I remember when Burger King's french fries beat Mc'Donalds in a taste test and they were giving out free small fries and we posted up on Highland sunday night eatin fries,lowkey sippin, and pullin carloads of chicks for the night. Ahhhh The Days. Yeah, the new age can't understand the seriousness of the BUMPER TO BUMPER action Highland had , only movin a couple of feet at a time cause it was so crackin. It was like this from the purple cow(Division) to sweetwater high. Then u- turn and do it again.


----------



## Heath V (Oct 12, 2010)

Damn guys I get chills just thinking about this. I used to cruise highland so hard from about 96 to 98 in my Cutlass and Regal's. I can't even remember how many tickets I got back in the days but it was more then a few lol. The good times, times that I'll never forget. I'm in Phoenix now with a family and I really miss those days and my hometown of SD!!


----------



## UCETAH (Oct 2, 2010)




----------



## stairman (Mar 2, 2009)

Boy this topic brings back memories . I remember a time in 88 when the cops jacked me and my guy up like 10 cars deep in front of the purple cow . Is that thing still there ?????


----------



## tru2thagame (Sep 23, 2009)

Purple cow..... :dunno:


----------



## mAjOrGaMe93 (Dec 22, 2010)

tru2thagame said:


> Purple cow..... :dunno:


 Yup its still there thats some old skool shit youngsta!
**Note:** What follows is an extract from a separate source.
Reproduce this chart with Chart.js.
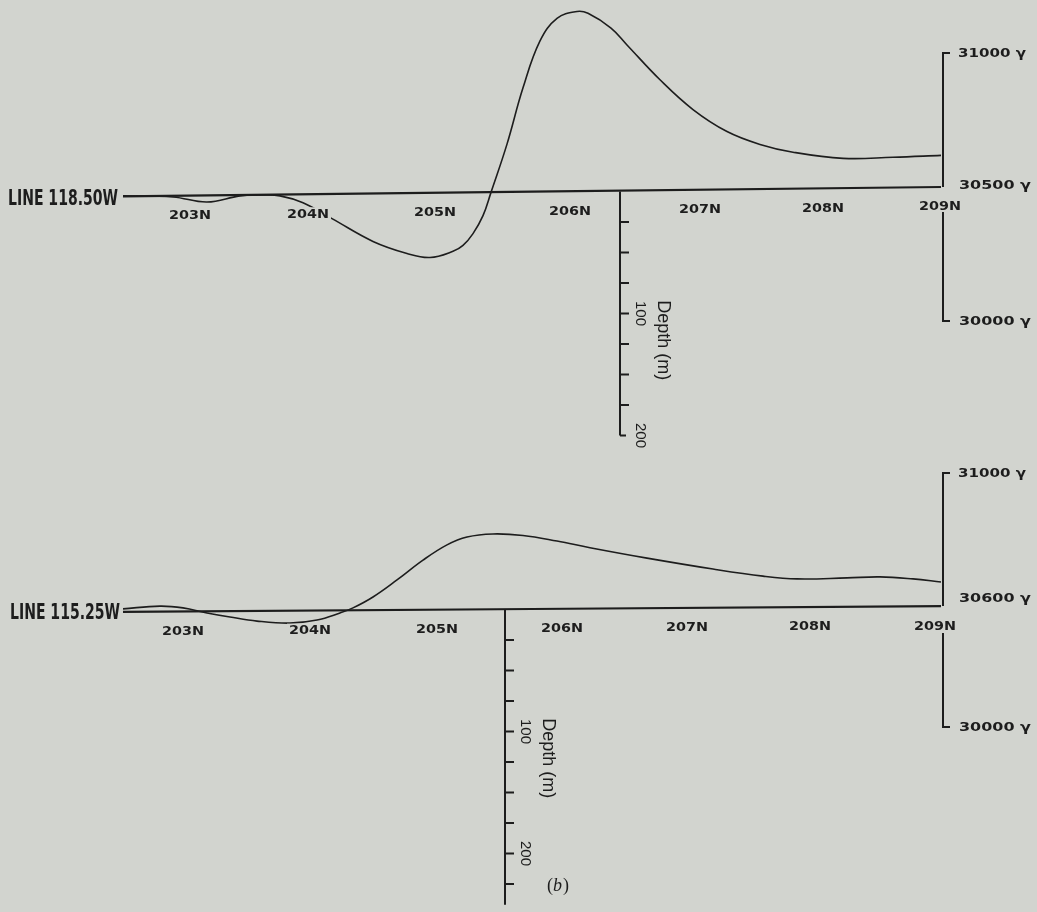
<!DOCTYPE html>
<html><head><meta charset="utf-8">
<script src="https://cdn.jsdelivr.net/npm/chart.js@4.4.0/dist/chart.umd.min.js"></script>
<style>
html,body{margin:0;padding:0;background:#d2d4cf;}
#wrap{width:1037px;height:912px;position:relative;}
canvas{display:block;}
</style>
</head><body>
<div id="wrap"><canvas id="c" width="1037" height="912"></canvas></div>
<script>
// ---------------- DATA ----------------
const lineNames = ['LINE 118.50W', 'LINE 115.25W'];
const stationLabelsTop = ['203N', '204N', '205N', '206N', '207N', '208N', '209N'];
const stationLabelsBottom = ['203N', '204N', '205N', '206N', '207N', '208N', '209N'];
// station positions along the line (distance units from the line start)
const stationDistTop = [33.5, 92.5, 156, 223.5, 288.5, 350, 408.5];
const stationDistBottom = [30, 93.5, 157, 219.5, 282, 343.5, 406];

// total magnetic field along LINE 118.50W (gamma)
const distTop = [0, 25, 42, 58.5, 68.5, 78.5, 90, 104.5, 125, 142, 153.5, 165, 170, 175, 180, 184, 192, 200, 208.5, 217, 227, 232.5, 244, 252, 268.5, 285, 302, 318.5, 335, 360, 385, 409];
const fieldTop = [30467, 30463, 30444, 30467, 30470, 30467, 30441, 30382, 30297, 30252, 30237, 30260, 30282, 30326, 30393, 30480, 30660, 30870, 31045, 31129, 31155, 31148, 31093, 31030, 30900, 30789, 30707, 30659, 30630, 30607, 30611, 30618];

// total magnetic field along LINE 115.25W (gamma)
const distBottom = [0, 18.5, 30, 42, 53.5, 67, 83.5, 97, 108.5, 115, 125, 137, 150, 162, 172, 185, 200, 217, 233.5, 262, 295, 320, 337, 362, 378.5, 395, 409];
const fieldBottom = [30465, 30476, 30469, 30449, 30433, 30417, 30409, 30421, 30449, 30469, 30512, 30579, 30657, 30717, 30748, 30760, 30754, 30732, 30706, 30665, 30622, 30594, 30583, 30587, 30591, 30583, 30571];

// ship track (reference line) ends
const baselineDist = [0, 409];
const baselineTop = [30465, 30500];
const baselineBottom = [30453, 30476];

// right-hand magnetic scale
const magTickValues = [31000, 30500, 30000];
const magTickLabelsTop = ['31000 γ', '30500 γ', '30000 γ'];
const magTickLabelsBottom = ['31000 γ', '30600 γ', '30000 γ'];

// depth scale (m)
const depthTicks = [0, 25, 50, 75, 100, 125, 150, 175, 200, 225];
const depthTickLabels = [100, 200];
const depthAxisDist = [248.5, 191];   // where the depth axis meets each line
const depthAxisEnd = [200, 242];

// ---------------- LAYOUT (pixels / styles) ----------------
const W = 1037, H = 912;
const X_PER_PX = 0.5, X_ORIGIN_PX = 123;
const TOP_31000_PX = 53, TOP_G_PER_PX = 3.731;
const BOT_31000_PX = 473, BOT_G_PER_PX = 3.937;
const M_PER_PX = 0.8197;
const DEPTH0_PX = [191.5, 609.5];
const INK = '#1d1d1d';

const xMin = -X_ORIGIN_PX * X_PER_PX, xMax = xMin + W * X_PER_PX;
const yTopMax = 31000 + TOP_31000_PX * TOP_G_PER_PX, yTopMin = yTopMax - H * TOP_G_PER_PX;
const yBotMax = 31000 + BOT_31000_PX * BOT_G_PER_PX, yBotMin = yBotMax - H * BOT_G_PER_PX;
const dTopMin = -DEPTH0_PX[0] * M_PER_PX, dTopMax = dTopMin + H * M_PER_PX;
const dBotMin = -DEPTH0_PX[1] * M_PER_PX, dBotMax = dBotMin + H * M_PER_PX;

const pts = (xs, ys) => xs.map((x, i) => ({x: x, y: ys[i]}));

function fitText(ctx, text, x, y, font, align, targetW) {
  ctx.save();
  ctx.font = font;
  const w = ctx.measureText(text).width;
  const sx = targetW ? targetW / w : 1;
  ctx.translate(x, y);
  ctx.scale(sx, 1);
  ctx.textAlign = align;
  ctx.textBaseline = 'middle';
  ctx.fillStyle = INK;
  ctx.fillText(text, 0, 0);
  ctx.restore();
  return w * sx;
}

const panels = [
  {name: lineNames[0], yId: 'yTop', dId: 'dTop', base: baselineTop, labels: stationLabelsTop, sdist: stationDistTop,
   ticks: magTickLabelsTop, dAxis: depthAxisDist[0], dEnd: depthAxisEnd[0], lowerGap: 25, nameY: 3, nameRight: 5},
  {name: lineNames[1], yId: 'yBot', dId: 'dBot', base: baselineBottom, labels: stationLabelsBottom, sdist: stationDistBottom,
   ticks: magTickLabelsBottom, dAxis: depthAxisDist[1], dEnd: depthAxisEnd[1], lowerGap: 27, nameY: 2, nameRight: 3}
];

const overlay = {
  id: 'overlay',
  afterDatasetsDraw(chart) {
    const ctx = chart.ctx, xs = chart.scales.x;
    const bg = getComputedStyle(document.body).backgroundColor;
    panels.forEach(p => {
      const ys = chart.scales[p.yId], ds = chart.scales[p.dId];
      const bx0 = xs.getPixelForValue(baselineDist[0]), bx1 = xs.getPixelForValue(baselineDist[1]);
      const by0 = ys.getPixelForValue(p.base[0]), by1 = ys.getPixelForValue(p.base[1]);
      const baseAt = px => by0 + (by1 - by0) * (px - bx0) / (bx1 - bx0);

      // line name
      fitText(ctx, p.name, bx0 - p.nameRight, by0 + p.nameY, 'bold 21px "DejaVu Sans Condensed", "DejaVu Sans"', 'right', 110);

      // station labels (with paper-coloured backing, hiding the curve beneath)
      p.labels.forEach((lab, i) => {
        const px = xs.getPixelForValue(p.sdist[i]);
        const py = baseAt(px) + 20;
        ctx.fillStyle = bg;
        ctx.fillRect(px - 23, py - 7, 46, 14);
        fitText(ctx, lab, px, py, 'bold 13px "DejaVu Sans"', 'center', 42);
      });

      // right magnetic axis
      const xr = bx1 + 2;
      const y31 = ys.getPixelForValue(magTickValues[0]);
      const y30 = ys.getPixelForValue(magTickValues[2]);
      const yMid = ys.getPixelForValue(magTickValues[1]);
      ctx.save();
      ctx.strokeStyle = INK; ctx.lineWidth = 2; ctx.lineCap = 'butt';
      ctx.beginPath();
      ctx.moveTo(xr + 7, y31); ctx.lineTo(xr, y31); ctx.lineTo(xr, by1);
      ctx.moveTo(xr, by1 + p.lowerGap); ctx.lineTo(xr, y30); ctx.lineTo(xr + 7, y30);
      ctx.stroke();
      ctx.restore();
      fitText(ctx, p.ticks[0], xr + 15, y31 + 1, 'bold 13px "DejaVu Sans"', 'left', 68);
      fitText(ctx, p.ticks[1], xr + 16, yMid - 1, 'bold 13px "DejaVu Sans"', 'left', 72);
      fitText(ctx, p.ticks[2], xr + 16, y30 + 1, 'bold 13px "DejaVu Sans"', 'left', 72);

      // depth axis
      const xd = xs.getPixelForValue(p.dAxis);
      const d0 = ds.getPixelForValue(0), dE = ds.getPixelForValue(p.dEnd);
      ctx.save();
      ctx.strokeStyle = INK; ctx.lineWidth = 2;
      ctx.beginPath();
      ctx.moveTo(xd, d0); ctx.lineTo(xd, dE);
      depthTicks.forEach(t => {
        if (t === 0 || t > p.dEnd) return;
        const ty = ds.getPixelForValue(t);
        ctx.moveTo(xd, ty); ctx.lineTo(xd + (t === p.dEnd ? 6 : 9), ty);
      });
      ctx.stroke();
      ctx.restore();
      ctx.save();
      ctx.fillStyle = INK;
      depthTickLabels.forEach(t => {
        const ty = ds.getPixelForValue(t);
        ctx.save();
        ctx.translate(xd + 20, ty);
        ctx.rotate(Math.PI / 2);
        ctx.font = '15px "Liberation Sans", Arial';
        ctx.textAlign = 'center'; ctx.textBaseline = 'middle';
        ctx.fillText(String(t), 0, 0);
        ctx.restore();
      });
      ctx.translate(xd + 43, ds.getPixelForValue(122));
      ctx.rotate(Math.PI / 2);
      ctx.font = '18px "Liberation Sans", Arial';
      ctx.textAlign = 'center'; ctx.textBaseline = 'middle';
      ctx.fillText('Depth (m)', 0, 0);
      ctx.restore();
    });

    // figure tag
    ctx.save();
    ctx.fillStyle = INK; ctx.textBaseline = 'middle';
    ctx.font = '18px "Liberation Serif", serif';
    let x = 547; const y = 886;
    ctx.fillText('(', x, y); x += ctx.measureText('(').width;
    ctx.font = 'italic 18px "Liberation Serif", serif';
    ctx.fillText('b', x, y); x += ctx.measureText('b').width + 1;
    ctx.font = '18px "Liberation Serif", serif';
    ctx.fillText(')', x, y);
    ctx.restore();
  }
};

const lineDs = (data, yId, width) => ({
  data: data, yAxisID: yId, xAxisID: 'x',
  borderColor: INK, borderWidth: width, pointRadius: 0, pointHoverRadius: 0,
  fill: false, tension: 0.4, clip: false
});

new Chart(document.getElementById('c'), {
  type: 'line',
  data: {
    datasets: [
      lineDs(pts(baselineDist, baselineTop), 'yTop', 2.2),
      lineDs(pts(distTop, fieldTop), 'yTop', 1.6),
      lineDs(pts(baselineDist, baselineBottom), 'yBot', 2.2),
      lineDs(pts(distBottom, fieldBottom), 'yBot', 1.6)
    ]
  },
  options: {
    responsive: false, animation: false, events: [],
    layout: {padding: 0},
    plugins: {legend: {display: false}, tooltip: {enabled: false}, title: {display: false}},
    scales: {
      x: {type: 'linear', axis: 'x', position: 'bottom', display: false, min: xMin, max: xMax},
      yTop: {type: 'linear', axis: 'y', position: 'left', display: false, min: yTopMin, max: yTopMax},
      yBot: {type: 'linear', axis: 'y', position: 'left', display: false, min: yBotMin, max: yBotMax},
      dTop: {type: 'linear', axis: 'y', position: 'right', display: false, reverse: true, min: dTopMin, max: dTopMax},
      dBot: {type: 'linear', axis: 'y', position: 'right', display: false, reverse: true, min: dBotMin, max: dBotMax}
    }
  },
  plugins: [overlay]
});
</script>
</body></html>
It was the drive thru spot


----------



## BIGJOE619 (Jun 17, 2008)

u could drive thru get beer, milk , smokes and hit highland... youngsters dont know about that type shit...


----------



## tru2thagame (Sep 23, 2009)

Maybe I don't know bout it cuz I was born in 88 , u old bastards!


----------



## mAjOrGaMe93 (Dec 22, 2010)

BIGJOE619 said:


> u could drive thru get beer, milk , smokes and hit highland... youngsters dont know about that type shit...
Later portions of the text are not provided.